'Teachers don't take us seriously,' pupils say
A survey of 407 12- and 13-year-olds and 215 teachers at schools in Wales has revealed that only 42 per cent of the pupils believe their views are listened to and taken seriously by school staff.
By contrast, 90 per cent of teachers said that they took students’ opinions seriously.
The study was carried out by Kevin Smith, senior lecturer in education at Cardiff University. Presenting his work at the annual British Educational Research Association conference in Leeds today, he will demonstrate that there is a large divide between the way that pupils and teachers view what goes on in the classroom.
Appropriate educational goals
Only 43 per cent of pupils agreed that their school set educational goals appropriate for each student. By contrast, 92 per cent of teachers believed this to be true.
When asked whether school staff had high expectations of them, 59 per cent of pupils said that they did. Meanwhile, 95 per cent of teachers insisted that this was true.
Dr Smith returned to the same pupils two years later, and asked them again whether they felt that their views were listened to and taken seriously by staff.

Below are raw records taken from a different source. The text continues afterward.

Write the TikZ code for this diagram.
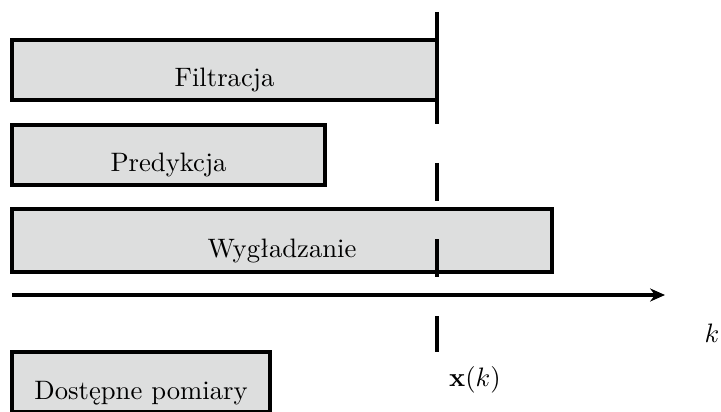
\documentclass[tikz,border=0pt]{standalone}
\usepackage{tikz}
\usetikzlibrary{arrows.meta}
\definecolor{boxgray}{RGB}{221,222,222}

\begin{document}
\begin{tikzpicture}[
    x=0.375pt, y=-0.375pt,
    box/.style={draw, line width=1.3pt, fill=boxgray, inner sep=0pt,
                outer sep=0pt, anchor=north west, minimum height=22.5pt,
                text height=12.75pt, text depth=0pt},
    arr/.style={-{Stealth[length=5.6pt, width=4.9pt]}, line width=1.3pt},
    cutline/.style={line width=1.2pt}
  ]
  \useasboundingbox (0,0) rectangle (721,412);
  \node[box, minimum width=159.4pt] (filt) at (12,40) {Filtracja};
  \node[box, minimum width=117.4pt] (pred) at (12,125) {Predykcja};
  \node[box, minimum width=202.5pt, minimum height=23.6pt] (wygl) at (12,209)
    {Wygładzanie};
  \node[box, minimum width=96.8pt] (pom) at (12,352) {Dostępne pomiary};
  % time axis
  \coordinate (axstart) at (12,295);
  \coordinate (axend) at (665,295);
  \draw[arr] (axstart) -- (axend);
  \node (k) at (712,333) {$k$};
  % current instant
  \coordinate (ktop) at (437,12);
  \coordinate (kmid) at (437,124);
  \coordinate (kbot) at (437,352);
  \draw[cutline] (ktop) -- (kmid);
  \draw[cutline, dash pattern=on 14.1pt off 14.6pt, dash phase=14.1pt]
    (kmid) -- (kbot);
  \node (xk) at (475,380) {$\mathbf{x}(k)$};
\end{tikzpicture}
\end{document}
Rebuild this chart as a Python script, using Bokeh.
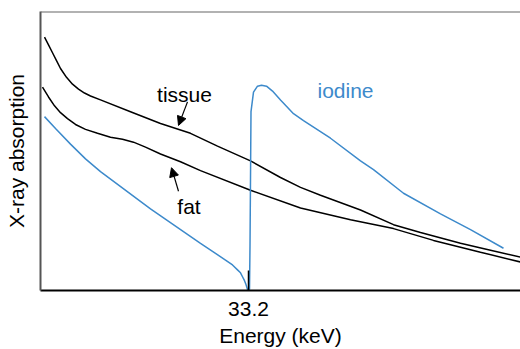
from bokeh.plotting import figure
from bokeh.models import Range1d, FixedTicker, Span, Arrow, NormalHead, Label
from bokeh.embed import file_html
from bokeh.resources import INLINE

# Energy (keV) and X-ray absorption (arbitrary units)
tissue_energy = [23.0, 23.2, 23.4, 23.6, 23.8, 24.1, 24.4, 24.7, 25.0, 25.3, 25.8,
                 27.3, 28.8, 30.3, 31.65, 33.3, 34.8, 35.8, 36.8, 38.8, 40.45,
                 41.8, 43.8, 45.3, 46.8]
tissue_absorption = [1.29, 1.25, 1.21, 1.17, 1.13, 1.085, 1.05, 1.025, 1.005, 0.99, 0.97,
                     0.91, 0.85, 0.80, 0.735, 0.66, 0.575, 0.525, 0.485, 0.41, 0.335,
                     0.295, 0.24, 0.205, 0.17]

fat_energy = [22.9, 23.2, 23.5, 23.8, 24.15, 24.55, 25.05, 25.65, 26.3, 26.9, 27.45,
              28.05, 28.8, 29.8, 30.8, 33.3, 35.8, 38.3, 40.45, 42.45, 44.8, 46.8]
fat_absorption = [1.035, 0.985, 0.94, 0.905, 0.875, 0.845, 0.82, 0.80, 0.78, 0.77, 0.755,
                  0.73, 0.695, 0.655, 0.61, 0.51, 0.42, 0.36, 0.315, 0.255, 0.195, 0.145]

iodine_energy = [23.0, 23.55, 24.3, 25.05, 25.8, 28.3, 30.8, 32.05, 32.4, 32.65, 32.8,
                 32.9, 33.0, 33.075, 33.15, 33.25, 33.275, 33.325, 33.45, 33.65, 33.85,
                 34.1, 34.4, 34.8, 35.45, 35.95, 37.3, 38.8, 39.45, 40.95, 42.8, 44.3, 45.95]
iodine_absorption = [0.885, 0.825, 0.745, 0.67, 0.605, 0.415, 0.24, 0.155, 0.13, 0.105, 0.09,
                     0.07, 0.05, 0.03, 0.005, 0.005, 0.225, 0.91, 1.01, 1.04, 1.045,
                     1.04, 1.015, 0.97, 0.90, 0.865, 0.775, 0.66, 0.615, 0.495, 0.39, 0.31, 0.215]

k_edge = [33.2]
x_tick_labels = {33.2: "33.2"}

FONT = "Liberation Sans"
BLUE = "#3d8acb"

p = figure(width=520, height=349, output_backend="svg", toolbar_location=None,
           x_range=Range1d(22.8, 46.8), y_range=Range1d(0, 1.42),
           min_border_left=40, min_border_right=0, min_border_top=11, min_border_bottom=54)
p.outline_line_color = None
p.xgrid.visible = False
p.ygrid.visible = False

p.line(tissue_energy, tissue_absorption, line_color="black", line_width=1.5)
p.line(fat_energy, fat_absorption, line_color="black", line_width=1.5)
p.line(iodine_energy, iodine_absorption, line_color=BLUE, line_width=1.5)

# axes
p.xaxis.ticker = FixedTicker(ticks=k_edge)
p.xaxis.major_label_overrides = x_tick_labels
p.xaxis.minor_tick_line_color = None
p.xaxis.major_tick_in = 20
p.xaxis.major_tick_out = 0
p.xaxis.major_tick_line_color = "black"
p.xaxis.major_tick_line_width = 1.5
p.xaxis.axis_line_color = "black"
p.xaxis.axis_line_width = 2
p.xaxis.major_label_text_font = FONT
p.xaxis.major_label_text_font_size = "21px"
p.xaxis.major_label_text_color = "black"
p.xaxis.major_label_standoff = 11
p.xaxis.axis_label = "Energy (keV)"
p.xaxis.axis_label_text_font = FONT
p.xaxis.axis_label_text_font_size = "21px"
p.xaxis.axis_label_text_font_style = "normal"
p.xaxis.axis_label_text_color = "black"
p.xaxis.axis_label_standoff = 5

p.yaxis.ticker = FixedTicker(ticks=[])
p.yaxis.minor_tick_line_color = None
p.yaxis.major_tick_line_color = None
p.yaxis.axis_line_color = "#555555"
p.yaxis.axis_line_width = 2
p.yaxis.axis_label = "X-ray absorption"
p.yaxis.axis_label_text_font = FONT
p.yaxis.axis_label_text_font_size = "21px"
p.yaxis.axis_label_text_font_style = "normal"
p.yaxis.axis_label_text_color = "black"
p.yaxis.axis_label_standoff = 13

# top border
p.add_layout(Span(location=p.y_range.end, dimension="width", line_color="#666666", line_width=2))

# labels
p.add_layout(Label(x=30.0, y=1.0, text="tissue", text_font=FONT, text_font_size="21px",
                   text_align="center", text_baseline="alphabetic", text_color="black"))
p.add_layout(Label(x=30.225, y=0.43, text="fat", text_font=FONT, text_font_size="21px",
                   text_align="center", text_baseline="alphabetic", text_color="black"))
p.add_layout(Label(x=38.05, y=1.02, text="iodine", text_font=FONT, text_font_size="21px",
                   text_align="center", text_baseline="alphabetic", text_color=BLUE))

# arrows
p.add_layout(Arrow(x_start=30.15, y_start=0.96, x_end=29.7, y_end=0.84, line_width=1.2,
                   end=NormalHead(size=9, fill_color="black", line_color="black")))
p.add_layout(Arrow(x_start=29.7, y_start=0.505, x_end=29.35, y_end=0.625, line_width=1.2,
                   end=NormalHead(size=9, fill_color="black", line_color="black")))

open("out.html", "w").write(file_html(p, INLINE))
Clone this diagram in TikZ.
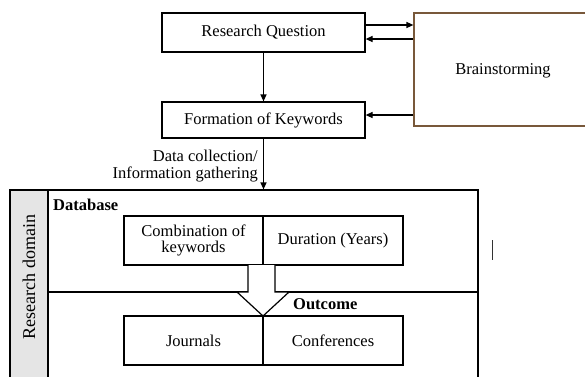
\documentclass[tikz,border=0pt]{standalone}
\usepackage{fontspec}
\setmainfont{Liberation Serif}
\usetikzlibrary{arrows.meta,calc}
\begin{document}
\begin{tikzpicture}[x=1pt,y=-1pt,
  every node/.style={font=\fontsize{16.5}{19}\selectfont},
  box/.style={draw, line width=1.2pt, inner sep=0pt, align=center},
  arr/.style={line width=1.2pt, -{Triangle[length=7pt,width=6pt]}},
  lbl/.style={font=\fontsize{16.5}{19}\selectfont\bfseries, anchor=west, inner sep=0pt}
]
\useasboundingbox (0,0) rectangle (585,376);
\begin{scope}
\clip (0,0) rectangle (585,376);
% top part
\node[box, minimum width=203pt, minimum height=39pt] (RQ) at (263.5,32.5) {Research Question};
\node[box, minimum width=203pt, minimum height=36pt] (FK) at (263.5,120) {Formation of Keywords};
\node[box, draw={rgb,255:red,120;green,88;blue,58}, minimum width=181pt, minimum height=113pt] (BS) at (504.5,69.5) {};
\node (BSt) at (503,71) {Brainstorming};
% outer region
\node[box, minimum width=468pt, minimum height=195pt] (OUT) at (244,287.5) {};
\node[box, fill=black!10, minimum width=38pt, minimum height=195pt] (BAND) at (29,287.5) {};
\node[rotate=90, inner sep=0pt, font=\fontsize{18}{20}\selectfont] (RD) at (29,277) {Research domain};
\coordinate (DL) at (48,292);
\coordinate (DR) at (478,292);
\draw[line width=1.2pt] (DL) -- (DR);
\node[lbl] (DB) at (53,205) {Database};
\node[lbl] (OC) at (293,304) {Outcome};
\node[box, minimum width=139pt, minimum height=49pt] (CK) at (193.5,240.5) {Combination of\\[-3pt]keywords};
\node[box, minimum width=140pt, minimum height=49pt] (DY) at (333,240.5) {Duration (Years)};
\node[box, minimum width=139pt, minimum height=49pt] (JO) at (193.5,340.5) {Journals};
\node[box, minimum width=140pt, minimum height=49pt] (CO) at (333,340.5) {Conferences};
% block arrow
\fill[white] (248,265) -- (248,292) -- (237,292) -- (263,316) -- (289,292) -- (275,292) -- (275,265) -- cycle;
\draw[line width=1.2pt, line join=miter] (248,265) -- (248,292) -- (237,292) -- (263,316) -- (289,292) -- (275,292) -- (275,265);
% connectors
\draw[arr] ([yshift=7.5pt]RQ.east) -- ([yshift=7.5pt]RQ.east -| BS.west);
\draw[arr] ([yshift=-6.5pt]RQ.east -| BS.west) -- ([yshift=-6.5pt]RQ.east);
\draw[arr] ([yshift=5pt]FK.east -| BS.west) -- ([yshift=5pt]FK.east);
\draw[arr] (RQ.south) -- (FK.south |- FK.north);
\draw[arr] (FK.south) -- (FK.south |- OUT.north);
\node[anchor=east, align=right, inner sep=0pt] (DC) at (258,166) {Data collection/\\[-2pt]Information gathering};
% small mark
\coordinate (M1) at (492,240);
\coordinate (M2) at (492,260);
\draw[line width=1pt, black!80] (M1) -- (M2);
\end{scope}
\end{tikzpicture}
\end{document}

This time, the proportion responding in the affirmative was even lower: only 37 per cent.
'Doing their best'
But Dr Smith believes that this gulf between staff and pupils’ views may not be the teachers' fault. "The vast majority of teachers felt they were doing their best to meet pupils’ needs," he said. "However, they felt their teaching was undermined by too many changes in education policy in too little time."
He added that the pressure of high-stakes exams meant that teachers had little time to see their pupils as anything other than future exam statistics.